L’esclavage en Mauritanie, mode de vie, code d’honneur, arme politique et économique
La République Islamique de Mauritanie, dernière contrée à avoir abolit l’esclavage, en 1981, avant sa criminalisation tardive à partir de 2007, aura cependant poursuivi la persécution les militants abolitionnistes, du début des années 1970 à nos jours. 62 ans après l’indépendance et en dépit de progrès remarquables dans le domaine de la loi, la réalité reste empreinte de déni et d’indifférence des pouvoirs publics, au sort des victimes, d’où l’obligation, pour elles, de savoir se défendre, par leurs moyens modestes, sans le secours d’un Etat voué, in fine, à reproduire les inégalités de naissance, au travers d’un appareil de sécurité et de justice, très peu réceptif à la valeur égalité.
Classée en tête des pays abritant le taux le plus élevé de servitude selon la naissance, la Mauritanie de 2022, sous l’égide du Président Mohamed Ould Cheikh Ghazouani, refuse toujours de satisfaire aux recommandations des rapporteurs spéciaux des Nations-Unies sur les formes contemporaines d’esclavage, notamment le recensement des victimes immédiates ou périphériques. L’élite réactionnaire au pouvoir depuis 1978 poursuit sa guerre larvée contre les militants de l’équité, comme en attestent la fréquence des arrestations, la torture et l’exclusion statutaire, à tous les échelons de l’économie et de l’administration publique. Il y a, là, une inhumanité structurelle qui dépasse, en durée et intensité, l’essor de l’extrémisme religieux ; d’ailleurs, elle recoupe, quand il s’agit de justifier l’exploitation de l’homme par l’homme, au motif de la religion. Les deux impostures participent du même mépris envers les autochtones d’ascendance subsaharienne, à cette nuance près que la mentalité et la pratique de l’exclusion de caste n’épargne aucune composante du peuplement actuel de la Mauritanie. Ses traces ne cessent d’imprégner le présent des relations sociales, au sein des communautés Pulaarophone, Soninké, Wolof et Bambara. J’ai dû le constater, sur le terrain, lors de mes récents déplacements à l’intérieur du territoire, surtout au Guidimakha.

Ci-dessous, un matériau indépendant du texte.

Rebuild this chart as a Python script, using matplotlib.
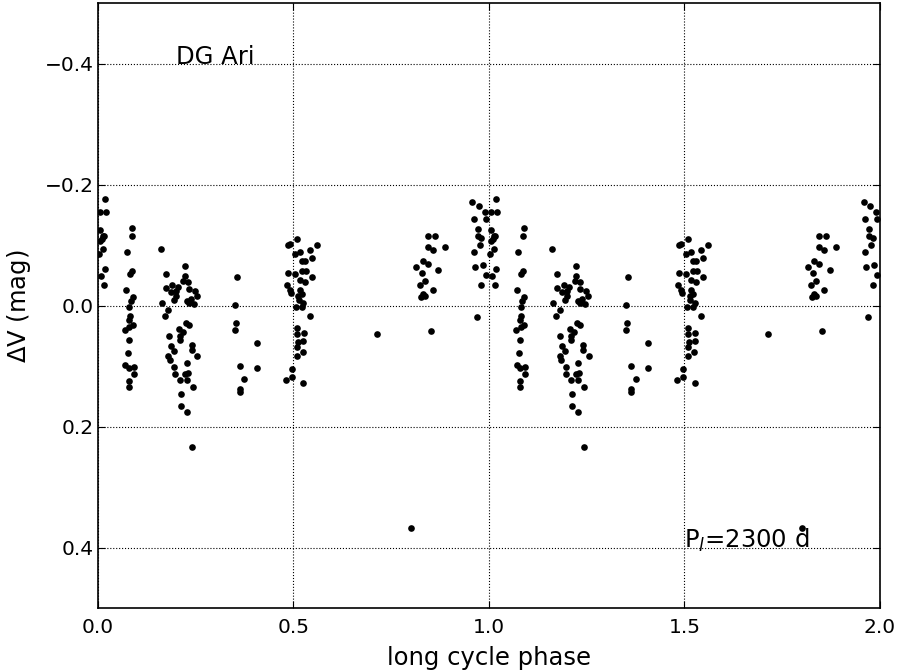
import matplotlib
matplotlib.use("Agg")
import matplotlib.pyplot as plt
import numpy as np

# long cycle phase (0..1) and delta V (mag)
phase = [
    # 0.00 - 0.02
    0.019, 0.021, 0.005, 0.006, 0.013, 0.017, 0.011, 0.005, 0.013, 0.003, 0.019, 0.009, 0.017,
    # 0.07 - 0.09
    0.089, 0.087, 0.075, 0.088, 0.083, 0.073, 0.090, 0.085, 0.081, 0.083, 0.079, 0.090, 0.081,
    0.070, 0.080, 0.077, 0.071, 0.079, 0.093, 0.093, 0.079, 0.079,
    # 0.16 - 0.26
    0.162, 0.222, 0.174, 0.222, 0.191, 0.174, 0.205, 0.219, 0.232, 0.234, 0.188, 0.201, 0.249,
    0.253, 0.200, 0.195, 0.229, 0.238, 0.245, 0.234, 0.164, 0.181, 0.172, 0.225, 0.234, 0.207,
    0.217, 0.211, 0.183, 0.211, 0.241, 0.187, 0.195, 0.241, 0.181, 0.255, 0.185, 0.228, 0.196,
    0.222, 0.230, 0.198, 0.211, 0.229, 0.243, 0.213, 0.213, 0.228, 0.242,
    # 0.35 - 0.41
    0.356, 0.351, 0.353, 0.351, 0.408, 0.364, 0.408, 0.375, 0.364, 0.364,
    # 0.48 - 0.56
    0.509, 0.561, 0.487, 0.492, 0.543, 0.517, 0.504, 0.547, 0.522, 0.530, 0.487, 0.504, 0.522,
    0.533, 0.547, 0.517, 0.530, 0.483, 0.492, 0.517, 0.493, 0.513, 0.522, 0.515, 0.526, 0.507,
    0.522, 0.543, 0.509, 0.510, 0.527, 0.511, 0.526, 0.510, 0.524, 0.510, 0.496, 0.496, 0.481,
    0.526,
    # isolated
    0.714, 0.801,
    # 0.82 - 0.89
    0.845, 0.862, 0.845, 0.858, 0.888, 0.832, 0.845, 0.815, 0.828, 0.871, 0.837, 0.824, 0.856,
    0.832, 0.826, 0.837, 0.851,
    # 0.96 - 1.00
    0.958, 0.975, 0.990, 0.962, 0.992, 0.973, 0.973, 0.981, 0.977, 0.962, 0.964, 0.984, 0.992,
    0.981, 0.969,
]
dV = [
    -0.176, -0.156, -0.156, -0.125, -0.116, -0.116, -0.111, -0.108, -0.094, -0.086, -0.061, -0.049, -0.035,
    -0.128, -0.115, -0.089, -0.057, -0.052, -0.027, -0.014, -0.008, 0.001, 0.016, 0.024, 0.032, 0.035,
    0.039, 0.056, 0.077, 0.098, 0.102, 0.101, 0.112, 0.124, 0.134,
    -0.094, -0.066, -0.053, -0.049, -0.035, -0.030, -0.032, -0.042, -0.039, -0.028, -0.023, -0.024, -0.024,
    -0.016, -0.016, -0.009, -0.008, -0.012, -0.004, -0.005, -0.005, 0.007, 0.017, 0.029, 0.031, 0.038,
    0.043, 0.050, 0.050, 0.057, 0.064, 0.067, 0.075, 0.073, 0.082, 0.083, 0.089, 0.094, 0.101,
    0.112, 0.111, 0.112, 0.123, 0.122, 0.134, 0.145, 0.165, 0.176, 0.233,
    -0.047, -0.001, 0.028, 0.040, 0.061, 0.099, 0.103, 0.120, 0.137, 0.142,
    -0.111, -0.101, -0.100, -0.103, -0.093, -0.089, -0.085, -0.080, -0.074, -0.074, -0.054, -0.052, -0.057,
    -0.057, -0.047, -0.043, -0.039, -0.035, -0.026, -0.026, -0.021, -0.017, -0.020, -0.009, -0.005, 0.002,
    0.002, 0.017, 0.036, 0.046, 0.045, 0.060, 0.058, 0.068, 0.076, 0.082, 0.104, 0.117, 0.122,
    0.127,
    0.047, 0.367,
    -0.115, -0.115, -0.098, -0.093, -0.098, -0.074, -0.070, -0.065, -0.054, -0.060, -0.041, -0.035, -0.026,
    -0.019, -0.015, -0.016, 0.042,
    -0.172, -0.165, -0.155, -0.143, -0.143, -0.127, -0.116, -0.113, -0.101, -0.089, -0.064, -0.067, -0.051,
    -0.035, 0.018,
]

phase = np.array(phase)
dV = np.array(dV)

fig = plt.figure(figsize=(9.01, 6.72), dpi=100, facecolor="white")
ax = fig.add_axes([0.1084, 0.0945, 0.8683, 0.9005])

# two cycles
ax.plot(np.concatenate([phase, phase + 1]), np.concatenate([dV, dV]),
        "o", color="black", ms=4.8, mec="black", mew=0)

ax.set_xlim(0, 2)
ax.set_ylim(0.5, -0.5)
ax.set_xticks([0.0, 0.5, 1.0, 1.5, 2.0])
ax.set_yticks([-0.4, -0.2, 0.0, 0.2, 0.4])
ax.grid(True, color="black", linestyle=":", linewidth=0.8)
ax.tick_params(direction="in", top=True, right=True, length=5, labelsize=14.5)
ax.tick_params(axis="x", pad=7)
ax.tick_params(axis="y", pad=3)
for s in ax.spines.values():
    s.set_linewidth(1.2)

ax.set_xlabel("long cycle phase", fontsize=17.5, labelpad=6)
ax.set_ylabel(r"$\Delta$V (mag)", fontsize=17.5, labelpad=8)

ax.text(0.2, -0.4, "DG Ari", fontsize=17.5)
ax.text(1.5, 0.4, r"P$_l$=2300 d", fontsize=17.5)

fig.savefig("out.png", dpi=100, facecolor="white")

Malgré l’éveil de cette majorité démographique, longtemps sous l’étouffoir d’un pseudo- sacré qui promet le paradis aux serviteurs dociles, la majorité, voire la quasi-totalité des communes, départements et circonscriptions législatives de la Mauritanie, consacrent la prééminence du leadership nobiliaire, au détriment de la citoyenneté. Le tamis de l’état-civil discriminatoire, le défaut d’accès à la propriété des terres de culture, le poids de la misère et de la déscolarisation massive retardent le moment de la vérité des urnes. Les Hratin, descendants d’esclaves, en sont réduits, sur le sol de leurs ancêtres, à servir de force d’appoint au système séculaire qui les subjugue. Une population, dépourvue d’alternative en dehors de la soumission aux normes d’antan, espère, s’impatiente et finira par se défaire de ses prédispositions à endurer l’injustice. Ce moment-là, le temps de la rupture morale, nous le souhaitons, l’attendons et nous y préparons, armés de nos idées et de notre ancrage viscéral dans la non-violence. Ni les intimidations ni l’exclusion matérielle, encore moins l’interdiction des partis de la renaissance africaine – à l’image de Radical pour une action globale (Rag) – ne parviendront à différer le jour de la grande explication.
Ainsi confortés grâce aux fatalités de l’histoire en mouvement, nous célébrons, aujourd’hui, la Journée internationale pour l’abolition de l’esclavage, dans un esprit, à la fois de combativité et de persuasion. Nous restons attachés au dialogue mais tout autant persuadés que la conquête des droits humains relève, d’abord, de la lutte et de sa constance.